* _Task details_:
Show each line of the data below that has the string "this" in it.

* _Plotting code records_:
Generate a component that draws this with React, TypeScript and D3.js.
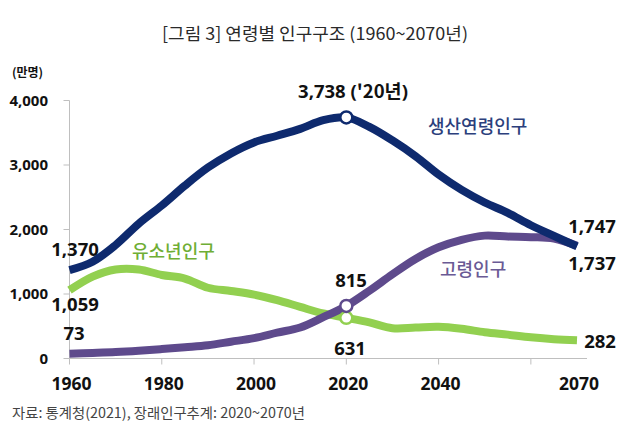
import React from "react";
import * as d3 from "d3";

const years = [1960,1965,1970,1975,1980,1985,1990,1995,2000,2005,2010,2015,2020,2025,2030,2035,2040,2045,2050,2055,2060,2065,2070];
const workingAge = [1370,1500,1760,2090,2372,2680,2960,3180,3350,3453,3560,3695,3738,3591,3381,3137,2852,2614,2419,2258,2066,1900,1737];
const youth = [1059,1270,1380,1380,1295,1240,1097,1047,991,905,800,698,631,560,470,480,491,460,408,370,330,300,282];
const elderly = [73,85,99,120,146,175,206,260,315,400,480,640,815,1051,1306,1543,1724,1841,1905,1890,1881,1860,1747];

const yTicks = [0,1000,2000,3000,4000];
const xTickYears = [1960,1980,2000,2020,2040,2060];
const xLabels = [
  { year: 1960, text: "1960" },
  { year: 1980, text: "1980" },
  { year: 2000, text: "2000" },
  { year: 2020, text: "2020" },
  { year: 2040, text: "2040" },
  { year: 2070, text: "2070" },
];

const NAVY = "#0e2a6e";
const GREEN = "#92d050";
const PURPLE = "#5e4a8c";

export default function App() {
  const x = d3.scaleLinear().domain([1960, 2070]).range([69.5, 577]);
  const y = d3.scaleLinear().domain([0, 4000]).range([358.5, 100.5]);
  const line = (vals: number[]) =>
    d3.line<number>().x((_, i) => x(years[i])).y((d) => y(d)).curve(d3.curveCatmullRom.alpha(0.5))(vals) || "";
  const i2020 = years.indexOf(2020);
  const iLast = years.length - 1;
  const num = "'Open Sans', sans-serif";
  const kr = "'Noto Sans CJK KR', sans-serif";
  const f = d3.format(",");
  return (
    <svg width={630} height={439} style={{ position: "absolute", left: 0, top: 0, background: "#fff" }}>
      <rect x={0} y={0} width={630} height={439} fill="#fff" />
      <text x={162} y={40} textLength={306} lengthAdjust="spacingAndGlyphs" fontFamily={kr} fontSize={17} fill="#2a2a2a">
        [그림 3] 연령별 인구구조 (1960~2070년)
      </text>
      <text x={12} y={77} fontFamily={kr} fontSize={12} fontWeight={700} fill="#111">(만명)</text>
      {/* y axis */}
      <line x1={x(1960)} x2={x(1960)} y1={y(4000)} y2={y(0)} stroke="#bfbfbf" strokeWidth={1} />
      {yTicks.map((t) => (
        <g key={t}>
          <line x1={x(1960) - 6} x2={x(1960)} y1={y(t)} y2={y(t)} stroke="#bfbfbf" />
          <text x={48} y={y(t)} dy="0.36em" textAnchor="end" fontFamily={num} fontWeight={700} fontSize={15} fill="#111">
            {f(t)}
          </text>
        </g>
      ))}
      {/* x axis */}
      <line x1={x(1960)} x2={x(2070) + 10} y1={y(0)} y2={y(0)} stroke="#bfbfbf" />
      {xTickYears.map((t) => (
        <line key={t} x1={x(t)} x2={x(t)} y1={y(0)} y2={y(0) + 6} stroke="#bfbfbf" />
      ))}
      {xLabels.map((l) => (
        <text key={l.year} x={x(l.year) + 2} y={390} textAnchor="middle" fontFamily={num} fontWeight={700} fontSize={17.5} fill="#111">
          {l.text}
        </text>
      ))}
      {/* lines */}
      <path d={line(youth)} fill="none" stroke={GREEN} strokeWidth={8} strokeLinejoin="round" />
      <path d={line(elderly)} fill="none" stroke={PURPLE} strokeWidth={8} strokeLinejoin="round" />
      <path d={line(workingAge)} fill="none" stroke={NAVY} strokeWidth={8} strokeLinejoin="round" />
      {/* markers */}
      <circle cx={x(2020)} cy={y(youth[i2020])} r={6} fill="#fff" stroke={GREEN} strokeWidth={2.5} />
      <circle cx={x(2020)} cy={y(elderly[i2020])} r={6} fill="#fff" stroke={PURPLE} strokeWidth={2.5} />
      <circle cx={x(2020)} cy={y(workingAge[i2020])} r={6} fill="#fff" stroke={NAVY} strokeWidth={2.5} />
      {/* value labels */}
      <g fontFamily={num} fontWeight={700} fontSize={18.5} fill="#111">
        <text x={75} y={256} textAnchor="middle">{f(workingAge[0])}</text>
        <text x={75} y={311} textAnchor="middle">{f(youth[0])}</text>
        <text x={74} y={340} textAnchor="middle">{f(elderly[0])}</text>
        <text x={351} y={287} textAnchor="middle">{f(elderly[i2020])}</text>
        <text x={350} y={355} textAnchor="middle">{f(youth[i2020])}</text>
        <text x={592} y={233} textAnchor="middle">{f(elderly[iLast])}</text>
        <text x={592} y={270} textAnchor="middle">{f(workingAge[iLast])}</text>
        <text x={600} y={348} textAnchor="middle">{f(youth[iLast])}</text>
        <text x={353} y={98} textAnchor="middle">
          {f(workingAge[i2020])} (<tspan fontFamily={kr} fontWeight={700}>'20년</tspan>)
        </text>
      </g>
      {/* series names */}
      <g fontFamily={kr} fontSize={18} fontWeight={500}>
        <text x={428} y={133} fill="#2c3f7c">생산연령인구</text>
        <text x={132} y={258} fill="#6fae35">유소년인구</text>
        <text x={440} y={276} fill="#6a5a95">고령인구</text>
      </g>
      <text x={12} y={418} textLength={293} lengthAdjust="spacingAndGlyphs" fontFamily={kr} fontSize={14} fill="#444">
        자료: 통계청(2021), 장래인구추계: 2020~2070년
      </text>
    </svg>
  );
}
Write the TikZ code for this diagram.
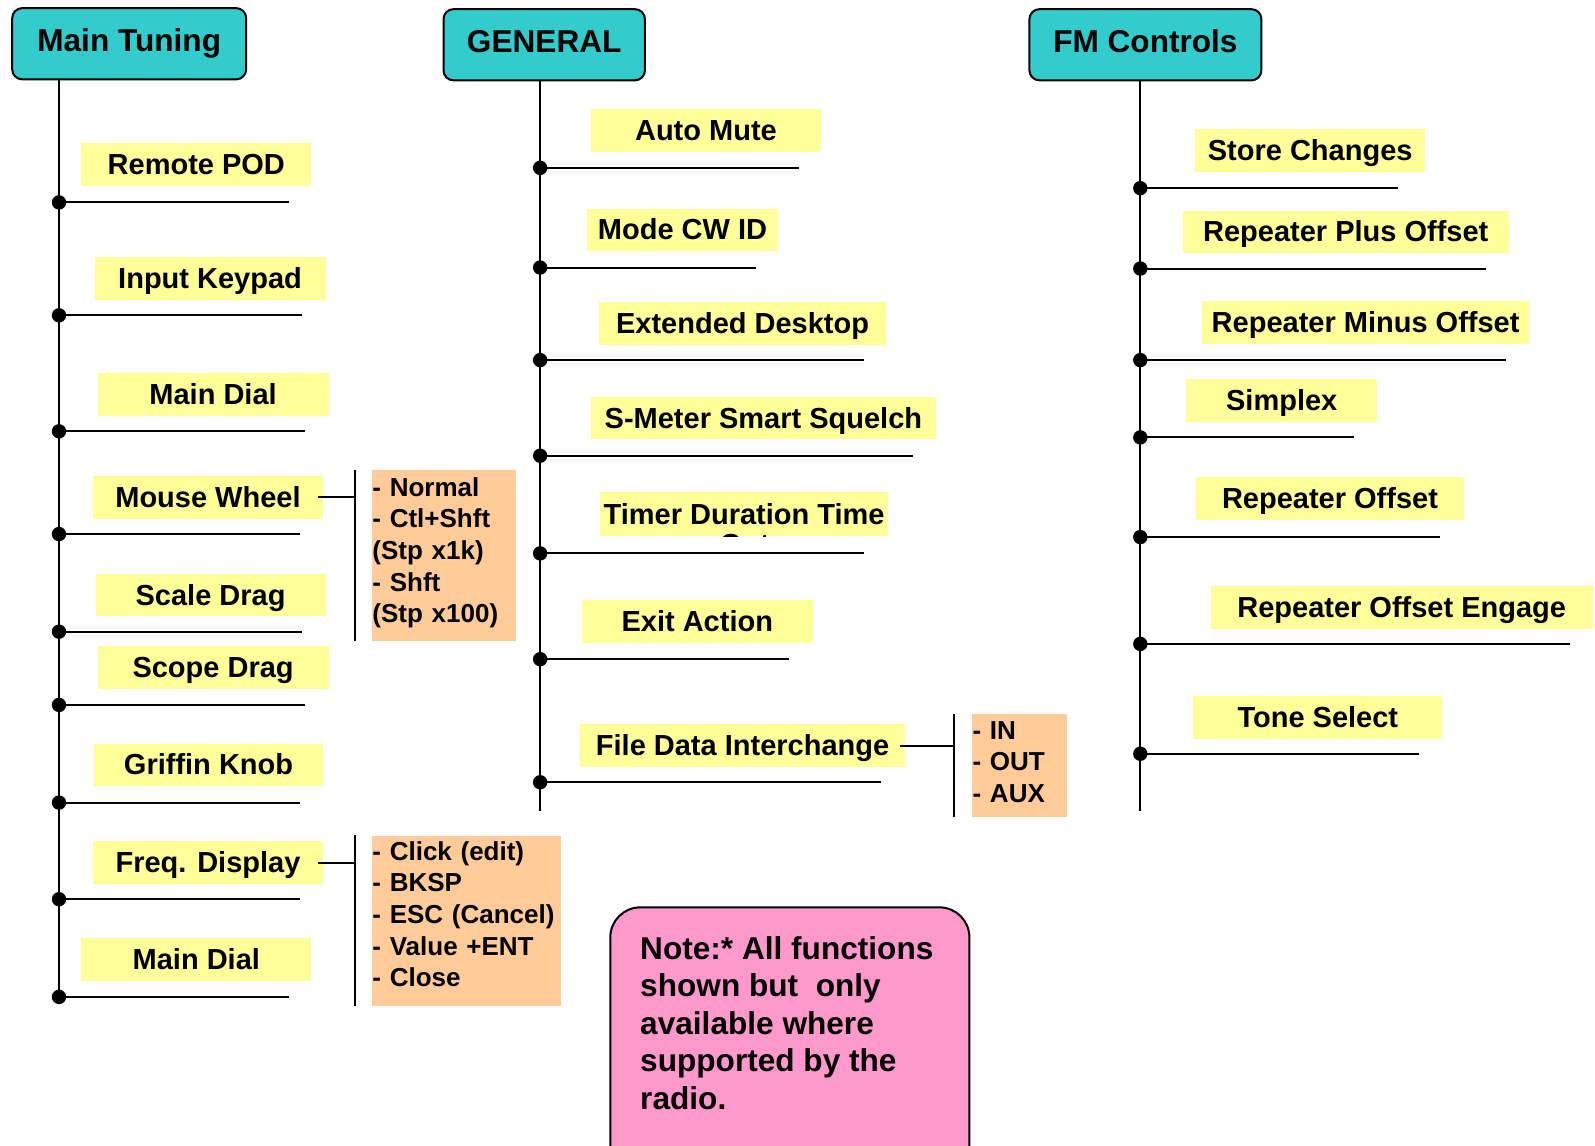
\documentclass[tikz,border=0pt]{standalone}
\usepackage{fontspec}
\setmainfont{Liberation Sans}
\definecolor{tealc}{HTML}{33CCCC}
\definecolor{yelc}{HTML}{FFFF99}
\definecolor{orac}{HTML}{FFCC99}
\definecolor{pnkc}{HTML}{FF99CC}
\newcommand\boxnode[7][ybox]{\node[#1, minimum width={(#5-#3)*0.5086pt}, minimum height={(#6-#4)*0.5086pt}] (#2) at ({(#3+#5)/2},{(#4+#6)/2}) {#7};}
\newcommand\branchline[4]{\coordinate (#1d) at (#2,#3); \coordinate (#1e) at (#4,#3); \draw[conn] (#1d) -- (#1e); \fill (#1d) circle (3.6pt);}
\begin{document}
\begin{tikzpicture}[x=0.5086pt,y=-0.5086pt,
 ybox/.style={fill=yelc, inner sep=0pt, font=\fontsize{14.5pt}{17pt}\selectfont\bfseries, text height=10pt, text depth=0pt},
 hdr/.style={draw=black, line width=1pt, fill=tealc, rounded corners=5pt, inner sep=0pt, font=\fontsize{15.8pt}{18pt}\selectfont\bfseries, text height=8pt, text depth=0pt},
 obox/.style={fill=orac, inner xsep=0.4pt, inner ysep=0pt, align=left, anchor=north west, font=\fontsize{13pt}{15.8pt}\selectfont\bfseries},
 conn/.style={line width=1pt, black},
 notebox/.style={draw=black, line width=1pt, fill=pnkc, rounded corners=15pt, anchor=north west, inner sep=0pt},
 notetxt/.style={anchor=north west, inner sep=0pt, align=left, font=\fontsize{15.8pt}{18.8pt}\selectfont\bfseries}
]
\useasboundingbox (0,0) rectangle (1568,1126);
\clip (0,0) rectangle (1568,1126);

% headers
\boxnode[hdr]{mt}{12}{8}{242}{78}{Main Tuning}
\boxnode[hdr]{gen}{436}{9}{634}{79}{GENERAL}
\boxnode[hdr]{fm}{1012}{9}{1240}{79}{FM Controls}

% Main Tuning
\boxnode{m1}{80}{141}{306}{183}{Remote POD}
\boxnode{m2}{93}{253}{320}{295}{Input Keypad}
\boxnode{m3}{96}{367}{323}{409}{Main Dial}
\boxnode{m4}{91}{468}{318}{510}{Mouse Wheel}
\boxnode{m5}{94}{564}{320}{606}{Scale Drag}
\boxnode{m6}{96}{635}{323}{677}{Scope Drag}
\boxnode{m7}{92}{731}{318}{773}{Griffin Knob}
\boxnode{m8}{91}{827}{318}{869}{Freq. Display}
\boxnode{m9}{80}{922}{306}{964}{Main Dial}
\branchline{m1}{58}{199}{284}
\branchline{m2}{58}{310}{297}
\branchline{m3}{58}{424}{300}
\branchline{m4}{58}{525}{295}
\branchline{m5}{58}{621}{297}
\branchline{m6}{58}{693}{300}
\branchline{m7}{58}{789}{295}
\branchline{m8}{58}{884}{295}
\branchline{m9}{58}{980}{284}
\draw[conn] (mt.south -| m9d) -- ([yshift=-2pt]m9d);

% Mouse wheel options
\node[obox, minimum width={141*0.5086pt}, minimum height={168*0.5086pt}, text width={140*0.5086pt}] (o1) at (365,462)
 {- Normal\\- Ctl+Shft\\(Stp x1k)\\- Shft\\(Stp x100)\rule[-5.7pt]{0pt}{1pt}};
\coordinate (b1t) at (349,462);
\coordinate (b1b) at (349,630);
\draw[conn] (b1t) -- (b1b);
\draw[conn] ([xshift=-3pt]m4.east) -- (b1t |- m4.east);

% Freq display options
\node[obox, minimum width={186*0.5086pt}, minimum height={168*0.5086pt}, text width={185*0.5086pt}] (o2) at (365,821)
 {- Click (edit)\\- BKSP\\- ESC (Cancel)\\- Value +ENT\\- Close\rule[-7pt]{0pt}{1pt}};
\coordinate (b2t) at (349,821);
\coordinate (b2b) at (349,989);
\draw[conn] (b2t) -- (b2b);
\draw[conn] ([xshift=-3pt]m8.east) -- (b2t |- m8.east);

% GENERAL
\boxnode{g1}{581}{107}{807}{149}{Auto Mute}
\boxnode{g2}{577}{205}{765}{247}{Mode CW ID}
\boxnode{g3}{589}{297}{871}{339}{Extended Desktop}
\boxnode{g4}{581}{390}{920}{432}{S-Meter Smart Squelch}
\boxnode{g5}{590}{484}{873}{527}{Timer Duration Time}
\begin{scope}
\clip (g5.south west) rectangle (g5.north east);
\node[ybox, fill=none] (g5out) at (732,535) {Out};
\end{scope}
\boxnode{g6}{572}{590}{799}{632}{Exit Action}
\boxnode{g7}{570}{712}{890}{754}{File Data Interchange}
\branchline{g1}{531}{165}{785}
\branchline{g2}{531}{263}{743}
\branchline{g3}{531}{354}{849}
\branchline{g4}{531}{448}{898}
\branchline{g5}{531}{544}{849}
\branchline{g6}{531}{648}{776}
\branchline{g7}{531}{769}{866}
\coordinate (gend) at (531,797);
\draw[conn] (gen.south -| gend) -- (gend);

\node[obox, minimum width={93*0.5086pt}, minimum height={101*0.5086pt}, text width={92*0.5086pt}] (o3) at (955,702)
 {- IN\\- OUT\\- AUX\rule[-4pt]{0pt}{1pt}};
\coordinate (b3t) at (938,702);
\coordinate (b3b) at (938,803);
\draw[conn] (b3t) -- (b3b);
\draw[conn] ([xshift=-3pt]g7.east) -- (b3t |- g7.east);

% FM Controls
\boxnode{f1}{1175}{127}{1401}{169}{Store Changes}
\boxnode{f2}{1163}{207}{1483}{249}{Repeater Plus Offset}
\boxnode{f3}{1182}{296}{1503}{338}{Repeater Minus Offset}
\boxnode{f4}{1166}{373}{1354}{415}{Simplex}
\boxnode{f5}{1176}{469}{1439}{511}{Repeater Offset}
\boxnode{f6}{1190}{576}{1566}{618}{Repeater Offset Engage}
\boxnode{f7}{1173}{684}{1418}{726}{Tone Select}
\branchline{f1}{1121}{185}{1374}
\branchline{f2}{1121}{264}{1461}
\branchline{f3}{1121}{354}{1480}
\branchline{f4}{1121}{430}{1331}
\branchline{f5}{1121}{528}{1416}
\branchline{f6}{1121}{633}{1543}
\branchline{f7}{1121}{741}{1395}
\coordinate (fend) at (1121,797);
\draw[conn] (fm.south -| fend) -- (fend);

% Note
\node[notebox, minimum width={353*0.5086pt}, minimum height={280*0.5086pt}] (note) at (599,891) {};
\node[notetxt] (notet) at (629,920) {Note:* All functions\\shown but\ \ only\\available where\\supported by the\\radio.};
\end{tikzpicture}
\end{document}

* _Task answer_:
Generate a component that draws this with React, TypeScript and D3.js.
Write the TikZ code for this diagram.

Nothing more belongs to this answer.